** RECORDED DATA **
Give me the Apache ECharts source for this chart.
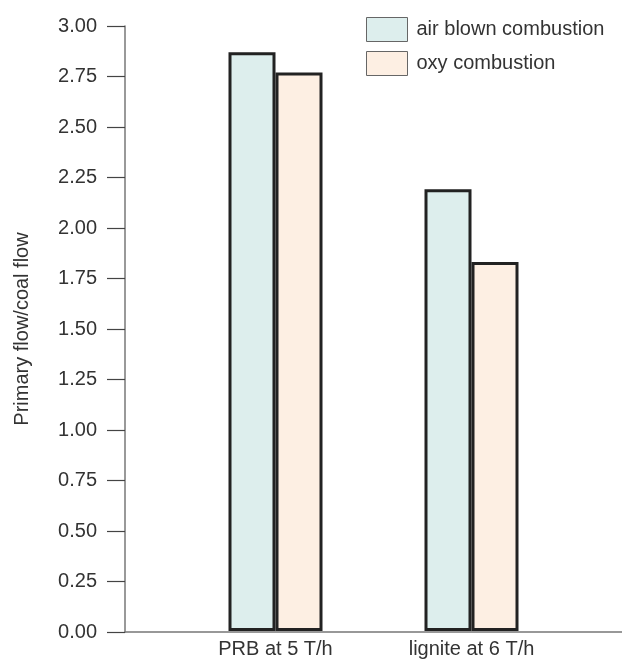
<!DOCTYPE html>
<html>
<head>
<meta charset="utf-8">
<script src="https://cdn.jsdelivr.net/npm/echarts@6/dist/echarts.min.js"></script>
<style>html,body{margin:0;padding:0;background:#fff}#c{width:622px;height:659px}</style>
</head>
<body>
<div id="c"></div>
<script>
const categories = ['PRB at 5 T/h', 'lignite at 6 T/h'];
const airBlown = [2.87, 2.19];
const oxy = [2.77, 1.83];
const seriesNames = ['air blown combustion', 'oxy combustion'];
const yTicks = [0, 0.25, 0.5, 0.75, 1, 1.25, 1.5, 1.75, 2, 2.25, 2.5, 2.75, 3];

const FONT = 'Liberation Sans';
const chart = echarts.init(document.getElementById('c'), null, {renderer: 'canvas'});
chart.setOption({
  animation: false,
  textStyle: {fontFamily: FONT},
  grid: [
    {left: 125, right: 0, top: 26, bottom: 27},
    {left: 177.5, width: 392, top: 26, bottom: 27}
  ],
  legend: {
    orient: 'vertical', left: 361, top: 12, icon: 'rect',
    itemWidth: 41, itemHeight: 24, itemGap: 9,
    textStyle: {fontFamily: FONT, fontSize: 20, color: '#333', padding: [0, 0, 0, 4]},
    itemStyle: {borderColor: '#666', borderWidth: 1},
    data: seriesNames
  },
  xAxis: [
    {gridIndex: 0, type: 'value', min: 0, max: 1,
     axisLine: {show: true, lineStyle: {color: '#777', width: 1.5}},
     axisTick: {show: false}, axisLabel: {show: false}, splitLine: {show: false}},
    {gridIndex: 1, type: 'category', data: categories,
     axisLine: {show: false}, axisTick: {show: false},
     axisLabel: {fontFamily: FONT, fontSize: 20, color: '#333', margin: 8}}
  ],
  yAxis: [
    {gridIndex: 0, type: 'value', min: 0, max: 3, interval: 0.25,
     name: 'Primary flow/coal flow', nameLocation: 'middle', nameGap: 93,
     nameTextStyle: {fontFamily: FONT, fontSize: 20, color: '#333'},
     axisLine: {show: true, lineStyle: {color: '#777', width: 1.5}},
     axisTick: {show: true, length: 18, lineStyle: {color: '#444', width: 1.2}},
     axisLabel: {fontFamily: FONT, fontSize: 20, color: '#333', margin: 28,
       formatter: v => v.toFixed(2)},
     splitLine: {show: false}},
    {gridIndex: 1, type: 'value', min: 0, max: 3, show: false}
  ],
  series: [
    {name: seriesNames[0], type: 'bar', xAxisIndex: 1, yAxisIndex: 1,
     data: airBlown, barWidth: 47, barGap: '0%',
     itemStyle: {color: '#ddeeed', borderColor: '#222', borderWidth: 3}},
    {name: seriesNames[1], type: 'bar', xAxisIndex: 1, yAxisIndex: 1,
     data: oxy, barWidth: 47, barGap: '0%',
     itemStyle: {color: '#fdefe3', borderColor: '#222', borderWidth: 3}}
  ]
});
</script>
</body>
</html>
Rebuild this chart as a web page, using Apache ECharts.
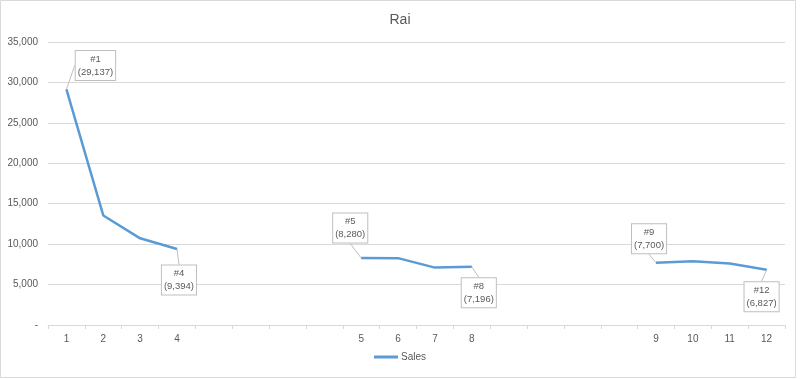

** THE TASK **
Repeat the data exactly, dropping every picture it holds.

** EXPECTED OUTPUT **
Give me the Apache ECharts source for this chart.
<!DOCTYPE html>
<html>
<head>
<meta charset="utf-8">
<script src="https://cdn.jsdelivr.net/npm/echarts@6/dist/echarts.min.js"></script>
<style>html,body{margin:0;padding:0;background:#fff}#c{width:622px;height:659px}</style>
</head>
<body>
<div id="c"></div>
<script>
const categories = ['PRB at 5 T/h', 'lignite at 6 T/h'];
const airBlown = [2.87, 2.19];
const oxy = [2.77, 1.83];
const seriesNames = ['air blown combustion', 'oxy combustion'];
const yTicks = [0, 0.25, 0.5, 0.75, 1, 1.25, 1.5, 1.75, 2, 2.25, 2.5, 2.75, 3];

const FONT = 'Liberation Sans';
const chart = echarts.init(document.getElementById('c'), null, {renderer: 'canvas'});
chart.setOption({
  animation: false,
  textStyle: {fontFamily: FONT},
  grid: [
    {left: 125, right: 0, top: 26, bottom: 27},
    {left: 177.5, width: 392, top: 26, bottom: 27}
  ],
  legend: {
    orient: 'vertical', left: 361, top: 12, icon: 'rect',
    itemWidth: 41, itemHeight: 24, itemGap: 9,
    textStyle: {fontFamily: FONT, fontSize: 20, color: '#333', padding: [0, 0, 0, 4]},
    itemStyle: {borderColor: '#666', borderWidth: 1},
    data: seriesNames
  },
  xAxis: [
    {gridIndex: 0, type: 'value', min: 0, max: 1,
     axisLine: {show: true, lineStyle: {color: '#777', width: 1.5}},
     axisTick: {show: false}, axisLabel: {show: false}, splitLine: {show: false}},
    {gridIndex: 1, type: 'category', data: categories,
     axisLine: {show: false}, axisTick: {show: false},
     axisLabel: {fontFamily: FONT, fontSize: 20, color: '#333', margin: 8}}
  ],
  yAxis: [
    {gridIndex: 0, type: 'value', min: 0, max: 3, interval: 0.25,
     name: 'Primary flow/coal flow', nameLocation: 'middle', nameGap: 93,
     nameTextStyle: {fontFamily: FONT, fontSize: 20, color: '#333'},
     axisLine: {show: true, lineStyle: {color: '#777', width: 1.5}},
     axisTick: {show: true, length: 18, lineStyle: {color: '#444', width: 1.2}},
     axisLabel: {fontFamily: FONT, fontSize: 20, color: '#333', margin: 28,
       formatter: v => v.toFixed(2)},
     splitLine: {show: false}},
    {gridIndex: 1, type: 'value', min: 0, max: 3, show: false}
  ],
  series: [
    {name: seriesNames[0], type: 'bar', xAxisIndex: 1, yAxisIndex: 1,
     data: airBlown, barWidth: 47, barGap: '0%',
     itemStyle: {color: '#ddeeed', borderColor: '#222', borderWidth: 3}},
    {name: seriesNames[1], type: 'bar', xAxisIndex: 1, yAxisIndex: 1,
     data: oxy, barWidth: 47, barGap: '0%',
     itemStyle: {color: '#fdefe3', borderColor: '#222', borderWidth: 3}}
  ]
});
</script>
</body>
</html>
Rebuild this chart as a web page, using Apache ECharts.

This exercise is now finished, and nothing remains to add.